Non-ACGT characters act as hard breaks between k-mer segments in all formats.
Commands
Command Role
───────── ────────────────────────────────────────────────────────────────────
index Build a genome index from sequence files.
Runs scatter → dereplicate → count → layered MPHF.
Resumes automatically if interrupted.
merge Merge multiple independently built indexes into one.
rebuild Filter and compact an existing index: apply count thresholds,
drop layers, rewrite as a single-layer index.
reindex Convert evidence in-place across all layers:
exact (evidence.bin) ↔ approximate (fingerprint.bin).
Does not touch the MPHF or unitigs.
query Query an index with FASTA/FASTQ sequences.
Annotates each sequence with per-genome k-mer match counts
and optional per-position coverage vectors (--detail).
Parallel over sequence chunks.
distance Compute a pairwise Bray-Curtis or Jaccard distance matrix
between all indexed genomes.
Optionally outputs a Newick NJ or UPGMA tree.
annotate Add or update genome metadata (taxonomy, etc.) from a CSV
file; or dump the current metadata as CSV.
estimate Dry-run: resolve and print approximate-index parameters
(z, evidence bits b, FP rates) given any two of (b, z, fp).
Does not touch any index.
dump Dump all indexed k-mers as CSV with per-genome counts or
presence flags.
superkmer Extract superkmers from a sequence file and write to stdout.
Diagnostic / pipeline use.
unitig Dump the unitig sequences stored in a built index.
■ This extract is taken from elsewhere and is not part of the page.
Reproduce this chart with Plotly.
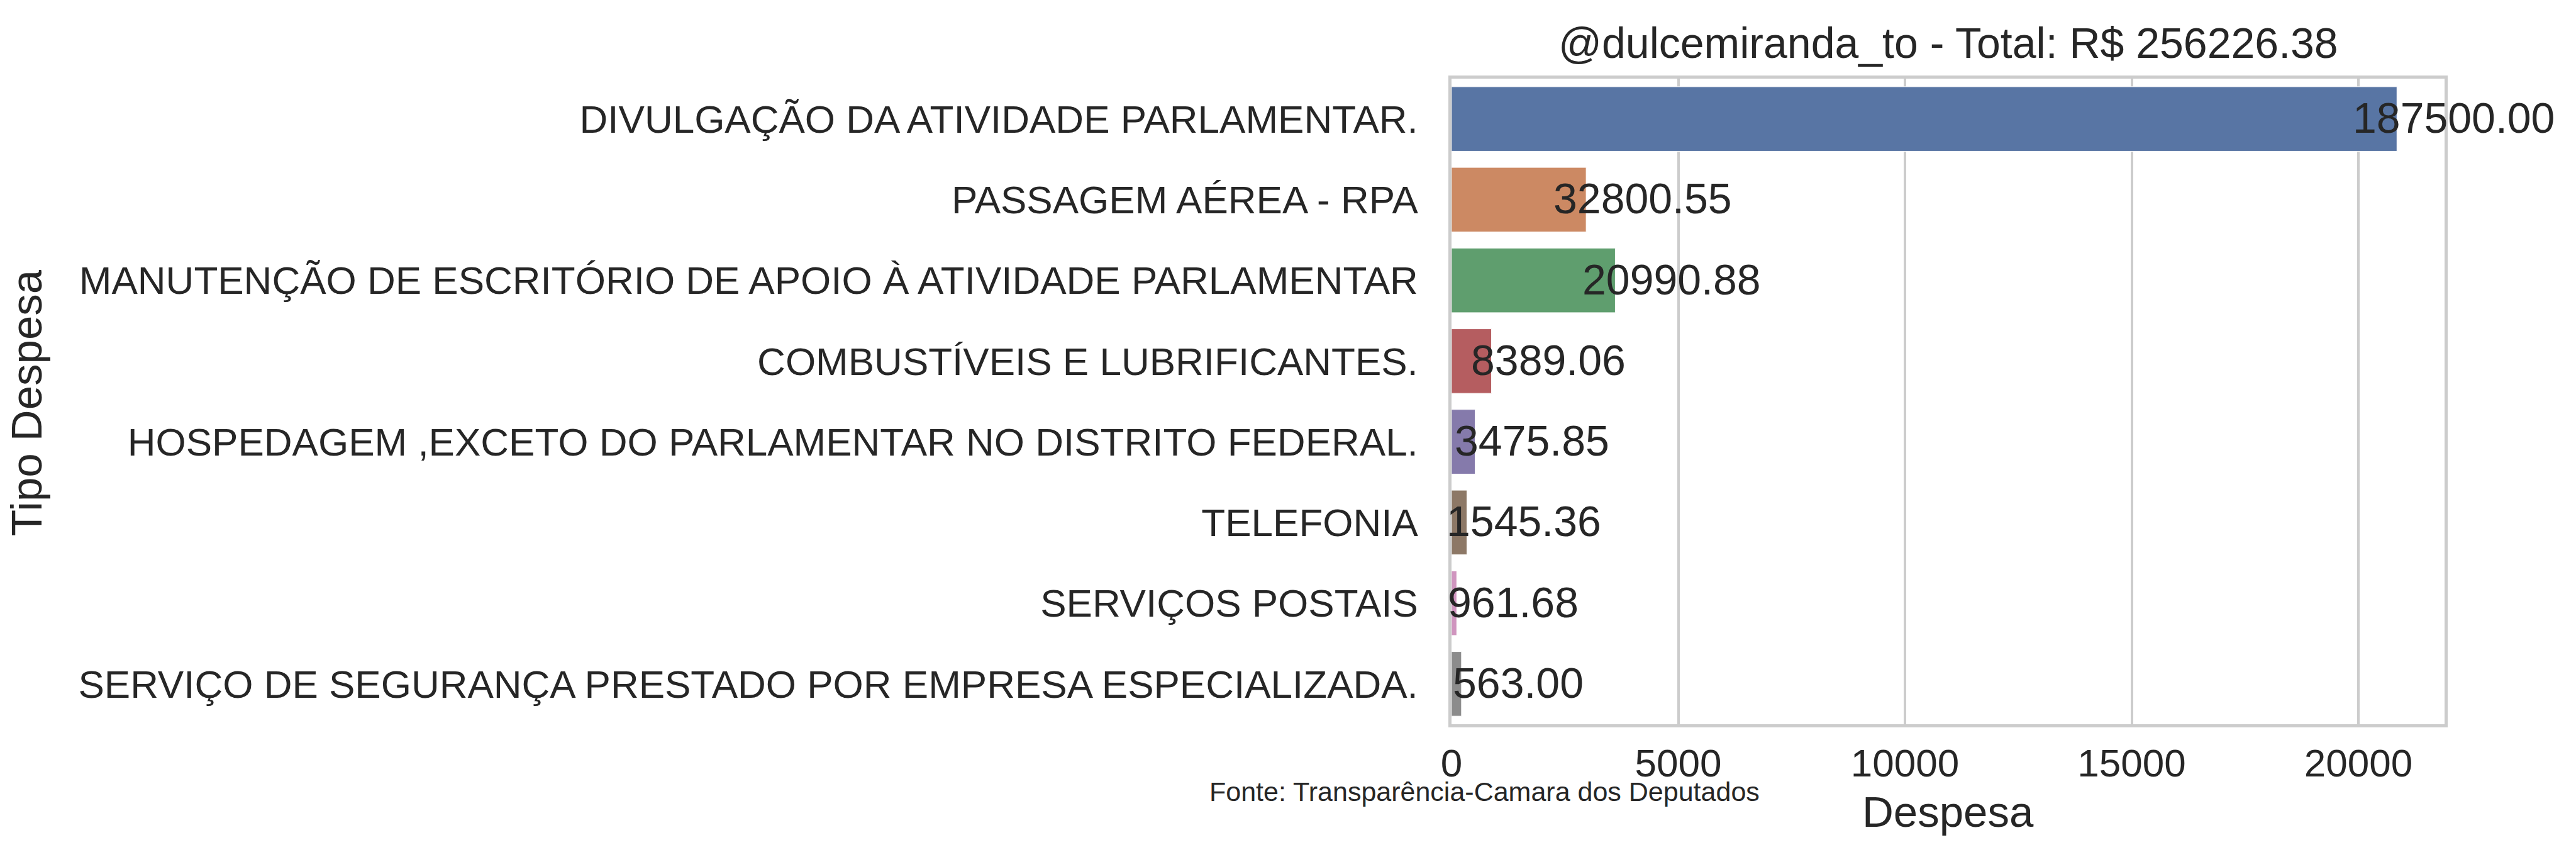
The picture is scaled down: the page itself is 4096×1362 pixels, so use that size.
import plotly.graph_objects as go

categorias = [
    "DIVULGAÇÃO DA ATIVIDADE PARLAMENTAR.",
    "PASSAGEM AÉREA - RPA",
    "MANUTENÇÃO DE ESCRITÓRIO DE APOIO À ATIVIDADE PARLAMENTAR",
    "COMBUSTÍVEIS E LUBRIFICANTES.",
    "HOSPEDAGEM ,EXCETO DO PARLAMENTAR NO DISTRITO FEDERAL.",
    "TELEFONIA",
    "SERVIÇOS POSTAIS",
    "SERVIÇO DE SEGURANÇA PRESTADO POR EMPRESA ESPECIALIZADA.",
]
despesa_media = [20850, 2970, 3612, 882, 521, 340, 115, 220]
despesa_total = [187500.00, 32800.55, 20990.88, 8389.06, 3475.85, 1545.36, 961.68, 563.00]
cores = ["#5875a4", "#cc8963", "#5f9e6e", "#b55d60", "#857aab", "#8d7866", "#d095bf", "#8c8c8c"]
x_ticks = [0, 5000, 10000, 15000, 20000]
titulo = "@dulcemiranda_to - Total: R$ 256226.38"
fonte = "Fonte: Transparência-Camara dos Deputados"

FONT = "Liberation Sans, Arial, sans-serif"
TXT = "#262626"
W, H = 4096, 1362
L, R, T, B = 2300, 217, 117, 219
ph = H - T - B
pw = W - L - R

def py(pix):
    return (H - B - pix) / ph

def px(pix):
    return (pix - L) / pw

fig = go.Figure()
fig.add_trace(go.Bar(
    x=despesa_media, y=categorias, orientation="h",
    marker=dict(color=cores, line=dict(color="white", width=1)),
    showlegend=False, hoverinfo="skip",
))

annotations = []
for cat, m, t in zip(categorias, despesa_media, despesa_total):
    annotations.append(dict(
        x=m, y=cat, xref="x", yref="y", text=f"{t:.2f}", showarrow=False,
        xanchor="center", yanchor="middle", xshift=90, yshift=2,
        font=dict(family=FONT, size=68, color=TXT),
    ))

annotations += [
    dict(x=0.5, y=py(60), xref="paper", yref="paper", text=titulo, showarrow=False,
         xanchor="center", yanchor="middle", font=dict(family=FONT, size=68, color=TXT)),
    dict(x=0.5, y=py(1282), xref="paper", yref="paper", text="Despesa", showarrow=False,
         xanchor="center", yanchor="middle", font=dict(family=FONT, size=69, color=TXT)),
    dict(x=px(34), y=py(632), xref="paper", yref="paper", text="Tipo Despesa", showarrow=False,
         textangle=-90, xanchor="center", yanchor="middle", font=dict(family=FONT, size=69, color=TXT)),
    dict(x=px(2352), y=py(1250), xref="paper", yref="paper", text=fonte, showarrow=False,
         xanchor="center", yanchor="middle", font=dict(family=FONT, size=43, color=TXT)),
]

fig.update_layout(
    width=W, height=H,
    margin=dict(l=L, r=R, t=T, b=B, pad=0),
    paper_bgcolor="white", plot_bgcolor="white",
    bargap=0.2,
    font=dict(family=FONT, color=TXT),
    annotations=annotations,
    xaxis=dict(
        range=[0, 21900], tickvals=x_ticks, ticktext=[str(v) for v in x_ticks],
        showgrid=True, gridcolor="#cccccc", gridwidth=3.5, zeroline=False,
        showline=True, linecolor="#cccccc", linewidth=4.5, mirror=True,
        ticks="", ticklabelstandoff=4,
        tickfont=dict(family=FONT, size=62, color=TXT),
    ),
    yaxis=dict(
        range=[7.5, -0.5], showgrid=False, zeroline=False,
        showline=True, linecolor="#cccccc", linewidth=4.5, mirror=True,
        ticks="", ticklabelstandoff=36,
        tickfont=dict(family=FONT, size=62, color=TXT),
    ),
)

fig.write_html("out.html")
Debug use.
utils Miscellaneous utilities.
--new-label NEW=OLD renames a genome label in-place.
Quick start
# Build an exact index for each genome independently
obikmer index --kmer-size 31 --label genome_a genome_a.fa --output index_a/
obikmer index --kmer-size 31 --label genome_b genome_b.fa --output index_b/
# Merge into a single multi-genome index
obikmer merge --output index/ index_a/ index_b/
# Convert to approximate index (z=5, 8-bit fingerprints)
obikmer reindex --approx -z 5 --evidence-bits 8 index/
# Query reads
obikmer query index/ reads.fq.gz > annotated.fa
# Pairwise distances
obikmer distance index/ > distances.tsv
Parameter constraints
Parameter Constraint
───────────────────── ──────────────
k (--kmer-size) odd, 11 ≤ k ≤ 31
m (--minimizer-size) odd, 3 ≤ m ≤ k−1
z (-z, --approx only) 1 ≤ z ≤ k−1
Documentation
Extended architecture and implementation notes are in docmd/. Build with
make doc (requires Python + MkDocs Material).